J’avais lu, au siècle dernier, un livre qui m’avait impressionné par sa force, par son intensité, et pour tout dire, par son incontestable nécessité. Il est des livres dont vous percevez immédiatement que l’auteur n’avait pas d’autre choix que de l’écrire .
Jacques Roumain a terminé GOUVERNEURS DE LA ROSÉE à Mexico le 7 juillet 1944… et il est mort le 18 août à Port-au-Prince où il était né 37 ans auparavant.
En le relisant dernièrement, j’ai été frappé à nouveau par cette langue au lyrisme généreux, qui charrie des émotions d’une forte intensité. On est bouleversé par le destin de Manuel, fils de paysans haïtiens, qui a dû s’exiler à Cuba pour travailler durement dans les plantations de canne à sucre.
De retour au pays il est résolu à ne plus être une “pâte résignée ” et à devenir le “boulanger de sa vie”. Son village de Fonds-Rouge est ravagé par la sécheresse et divisé par des haines ancestrales. Porté par l’amour qu’il éprouve pour la solaire Annaïse ,Il fera tout pour lui redonner vie et découvrira enfin une source. Mais il est nécessaire que toute la communauté surmonte ses divisions pour organiser un ” coumbite” ( travail agricole collectif ) pour amener l’eau jusqu’au village…
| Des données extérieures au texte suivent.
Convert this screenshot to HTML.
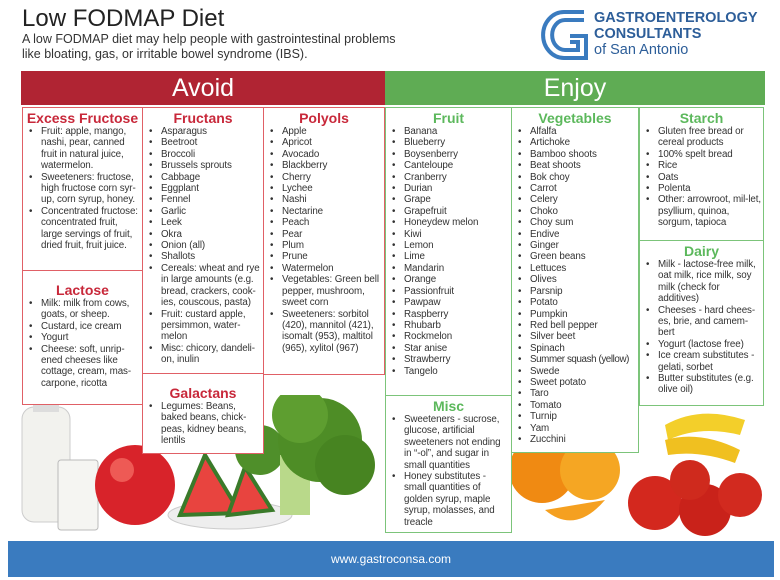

GOUVERNEURS DE LA ROSÉE est un roman profondément enraciné dans une langue charnue, charnelle, le créole parlé par ces paysans haïtiens pour qui le vaudou avait encore plus d’importance que la religion chrétienne.
Dans la belle collection de poche des éditions Zulma où le livre a été réédité , Jacques Stéphen Alexis, immense écrivain haïtien qui connut lui aussi un destin tragique, dit à propos de Jacques Roumain ” Ce qui caractérisait ce jeune fauve aux yeux rêveurs, c’était le mépris absolu du danger, l’oubli de soi quand il s’agissait de la patrie (…) traqué, bastonné, torturé, emprisonné combien de fois, Jacques Roumain reprenait à chaque fois sa place de combat comme une bête de race, avec une détermination qui faisait frémir ses bourreaux eux-mêmes.(…) Jacques Roumain a écrit un livre qui est peut-être unique dans la littérature mondiale parce qu’il est sans réserve le livre de l’amour.”
Et pour finir, quelques bonheurs d’écriture de ce livre bouleversant :
“Le ciel, c’est le pâturage des anges”.
“Le rire de Délira était étonnamment jeune, c’est qu’elle n’avait pas tellement l’habitude de le faire entendre, la vie n’est pas assez gaie pour ça ; non, elle n’avait jamais eu le temps de trop l’user: elle l’avait préservé tout frais, comme un chant d’oiseau dans un vieux nid”.